══ Data shown
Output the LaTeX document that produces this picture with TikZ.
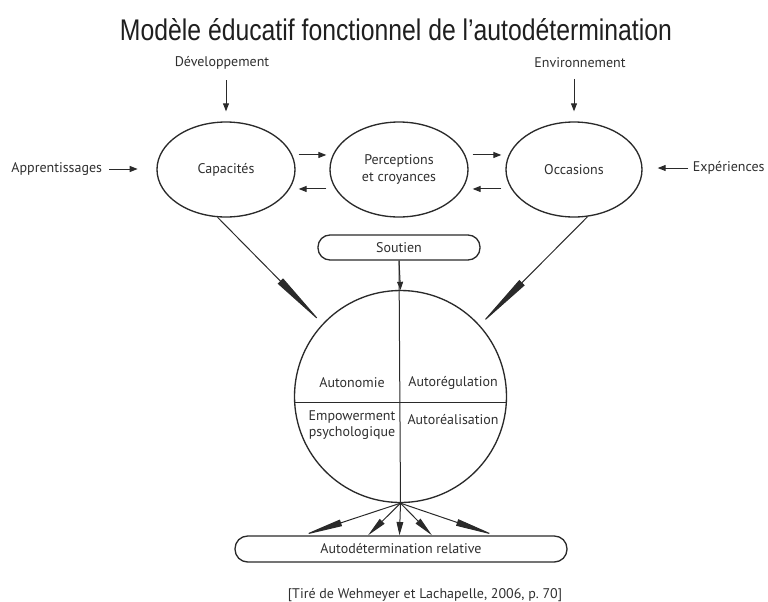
\documentclass[tikz,border=0pt]{standalone}
\usepackage{graphicx}
\usepackage{fontspec}
\setmainfont{PT Sans}
\newfontfamily\titlefont{Liberation Sans}
\usetikzlibrary{shapes.geometric,arrows.meta,calc}
\definecolor{ink}{HTML}{2A2A2A}
\definecolor{txt}{HTML}{2F2F2F}
\tikzset{
  lbl/.style={font=\fontsize{10.5}{12.5}\selectfont, text=txt, inner sep=2pt, align=center},
  ell/.style={draw=ink, line width=1pt, ellipse, inner sep=0pt, minimum height=71.25pt},
  pill/.style={draw=ink, line width=1pt, rounded corners=9pt, inner sep=0pt},
  arr/.style={draw=ink, line width=0.75pt, -{Triangle[length=6pt,width=4.5pt]}},
  wedge/.style={draw=ink, line width=0.75pt, -{Triangle[length=45pt,width=5.5pt]}},
  fan/.style={draw=ink, line width=0.75pt, -{Triangle[length=#1,width=5pt]}},
  plain/.style={draw=ink, line width=0.75pt}
}
\begin{document}
\begin{tikzpicture}[x=0.75pt,y=-0.75pt]
\useasboundingbox (0,0) rectangle (768,601);
% title
\node[anchor=base, inner sep=0pt, text=black!88] (title) at (396,40)
  {\resizebox{414pt}{16.5pt}{\titlefont Modèle éducatif fonctionnel de l’autodétermination}};
% side labels
\node[lbl] (dev) at (222,63) {Développement};
\node[lbl] (env) at (580,63) {Environnement};
\node[lbl, anchor=east] (app) at (105,169) {Apprentissages};
\node[lbl, anchor=west] (exp) at (690,168) {Expériences};
% ellipses
\node[ell, minimum width=103.5pt, lbl] (cap) at (226,169.5) {Capacités};
\node[ell, minimum width=103.5pt, lbl] (perc) at (399,169.5) {Perceptions\\et croyances};
\node[ell, minimum width=102pt, lbl] (occ) at (574,169.5) {Occasions};
% soutien, circle, bottom box
\node[pill, minimum width=121.5pt, minimum height=18.75pt, lbl] (sout) at (399,247.5) {Soutien};
\node[circle, draw=ink, line width=1pt, minimum size=159pt, inner sep=0pt] (circ) at (400.5,396.5) {};
\node[pill, rounded corners=9.5pt, minimum width=249pt, minimum height=19.5pt, lbl] (auto) at (401,549) {Autodétermination relative};
% citation
\node[lbl, anchor=base] (cite) at (425,598) {[Tiré de Wehmeyer et Lachapelle, 2006, p.~70]};
% texts in circle
\node[lbl] (autonomie) at (352,383) {Autonomie};
\node[lbl] (autoreg) at (453,383) {Autorégulation};
\node[lbl, align=center] (empow) at (352,425) {Empowerment\\psychologique};
\node[lbl] (autoreal) at (453,420) {Autoréalisation};
% input arrows
\draw[arr] ([yshift=-6pt]dev.south -| cap.north) -- ([yshift=7.5pt]cap.north);
\draw[arr] ([yshift=-6pt]env.south -| occ.north) -- ([yshift=7.5pt]occ.north);
\draw[arr, shorten <=3pt] (app.east) -- ([xshift=-14pt]app.east -| cap.west);
\draw[arr, shorten <=1.5pt] (exp.west) -- ([xshift=11.25pt]exp.west -| occ.east);
% between ellipses
\draw[arr] ([yshift=10.9pt,xshift=2.25pt]cap.east) -- ([yshift=10.9pt,xshift=-2.25pt]perc.west);
\draw[arr] ([yshift=-14.6pt,xshift=-2.25pt]perc.west) -- ([yshift=-14.6pt,xshift=2.25pt]cap.east);
\draw[arr] ([yshift=10.9pt,xshift=3pt]perc.east) -- ([yshift=10.9pt,xshift=-3pt]occ.west);
\draw[arr] ([yshift=-14.6pt,xshift=-3pt]occ.west) -- ([yshift=-14.6pt,xshift=3pt]perc.east);
% wedges to circle
\draw[wedge] (cap.-100) -- (circ.137);
\draw[wedge] (occ.-74) -- (circ.42);
% soutien line
\draw[plain] (sout.south) -- (circ.south);
\draw[arr] (sout.south) -- (circ.north);
% divider
\draw[plain] ($(circ.center)+(-105.8,5.5)$) -- ($(circ.center)+(105.8,5.5)$);
% fan
\coordinate (f1) at ($(auto.north)+(-98,0)$);
\coordinate (f2) at ($(auto.north)+(-33,0)$);
\coordinate (f3) at ($(auto.north)+(-1.5,0)$);
\coordinate (f4) at ($(auto.north)+(31,0)$);
\coordinate (f5) at ($(auto.north)+(94,0)$);
\draw[fan=30pt] (circ.south) -- (f1);
\draw[fan=15pt] (circ.south) -- (f2);
\draw[fan=10pt] (circ.south) -- (f3);
\draw[fan=15pt] (circ.south) -- (f4);
\draw[fan=30pt] (circ.south) -- (f5);
\end{tikzpicture}
\end{document}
════
◆ **Aim**: Repeat the data exactly, without the pictures.

◆ **Full response**:
Output the LaTeX document that produces this picture with TikZ.
\documentclass[tikz,border=0pt]{standalone}
\usepackage{graphicx}
\usepackage{fontspec}
\setmainfont{PT Sans}
\newfontfamily\titlefont{Liberation Sans}
\usetikzlibrary{shapes.geometric,arrows.meta,calc}
\definecolor{ink}{HTML}{2A2A2A}
\definecolor{txt}{HTML}{2F2F2F}
\tikzset{
  lbl/.style={font=\fontsize{10.5}{12.5}\selectfont, text=txt, inner sep=2pt, align=center},
  ell/.style={draw=ink, line width=1pt, ellipse, inner sep=0pt, minimum height=71.25pt},
  pill/.style={draw=ink, line width=1pt, rounded corners=9pt, inner sep=0pt},
  arr/.style={draw=ink, line width=0.75pt, -{Triangle[length=6pt,width=4.5pt]}},
  wedge/.style={draw=ink, line width=0.75pt, -{Triangle[length=45pt,width=5.5pt]}},
  fan/.style={draw=ink, line width=0.75pt, -{Triangle[length=#1,width=5pt]}},
  plain/.style={draw=ink, line width=0.75pt}
}
\begin{document}
\begin{tikzpicture}[x=0.75pt,y=-0.75pt]
\useasboundingbox (0,0) rectangle (768,601);
% title
\node[anchor=base, inner sep=0pt, text=black!88] (title) at (396,40)
  {\resizebox{414pt}{16.5pt}{\titlefont Modèle éducatif fonctionnel de l’autodétermination}};
% side labels
\node[lbl] (dev) at (222,63) {Développement};
\node[lbl] (env) at (580,63) {Environnement};
\node[lbl, anchor=east] (app) at (105,169) {Apprentissages};
\node[lbl, anchor=west] (exp) at (690,168) {Expériences};
% ellipses
\node[ell, minimum width=103.5pt, lbl] (cap) at (226,169.5) {Capacités};
\node[ell, minimum width=103.5pt, lbl] (perc) at (399,169.5) {Perceptions\\et croyances};
\node[ell, minimum width=102pt, lbl] (occ) at (574,169.5) {Occasions};
% soutien, circle, bottom box
\node[pill, minimum width=121.5pt, minimum height=18.75pt, lbl] (sout) at (399,247.5) {Soutien};
\node[circle, draw=ink, line width=1pt, minimum size=159pt, inner sep=0pt] (circ) at (400.5,396.5) {};
\node[pill, rounded corners=9.5pt, minimum width=249pt, minimum height=19.5pt, lbl] (auto) at (401,549) {Autodétermination relative};
% citation
\node[lbl, anchor=base] (cite) at (425,598) {[Tiré de Wehmeyer et Lachapelle, 2006, p.~70]};
% texts in circle
\node[lbl] (autonomie) at (352,383) {Autonomie};
\node[lbl] (autoreg) at (453,383) {Autorégulation};
\node[lbl, align=center] (empow) at (352,425) {Empowerment\\psychologique};
\node[lbl] (autoreal) at (453,420) {Autoréalisation};
% input arrows
\draw[arr] ([yshift=-6pt]dev.south -| cap.north) -- ([yshift=7.5pt]cap.north);
\draw[arr] ([yshift=-6pt]env.south -| occ.north) -- ([yshift=7.5pt]occ.north);
\draw[arr, shorten <=3pt] (app.east) -- ([xshift=-14pt]app.east -| cap.west);
\draw[arr, shorten <=1.5pt] (exp.west) -- ([xshift=11.25pt]exp.west -| occ.east);
% between ellipses
\draw[arr] ([yshift=10.9pt,xshift=2.25pt]cap.east) -- ([yshift=10.9pt,xshift=-2.25pt]perc.west);
\draw[arr] ([yshift=-14.6pt,xshift=-2.25pt]perc.west) -- ([yshift=-14.6pt,xshift=2.25pt]cap.east);
\draw[arr] ([yshift=10.9pt,xshift=3pt]perc.east) -- ([yshift=10.9pt,xshift=-3pt]occ.west);
\draw[arr] ([yshift=-14.6pt,xshift=-3pt]occ.west) -- ([yshift=-14.6pt,xshift=3pt]perc.east);
% wedges to circle
\draw[wedge] (cap.-100) -- (circ.137);
\draw[wedge] (occ.-74) -- (circ.42);
% soutien line
\draw[plain] (sout.south) -- (circ.south);
\draw[arr] (sout.south) -- (circ.north);
% divider
\draw[plain] ($(circ.center)+(-105.8,5.5)$) -- ($(circ.center)+(105.8,5.5)$);
% fan
\coordinate (f1) at ($(auto.north)+(-98,0)$);
\coordinate (f2) at ($(auto.north)+(-33,0)$);
\coordinate (f3) at ($(auto.north)+(-1.5,0)$);
\coordinate (f4) at ($(auto.north)+(31,0)$);
\coordinate (f5) at ($(auto.north)+(94,0)$);
\draw[fan=30pt] (circ.south) -- (f1);
\draw[fan=15pt] (circ.south) -- (f2);
\draw[fan=10pt] (circ.south) -- (f3);
\draw[fan=15pt] (circ.south) -- (f4);
\draw[fan=30pt] (circ.south) -- (f5);
\end{tikzpicture}
\end{document}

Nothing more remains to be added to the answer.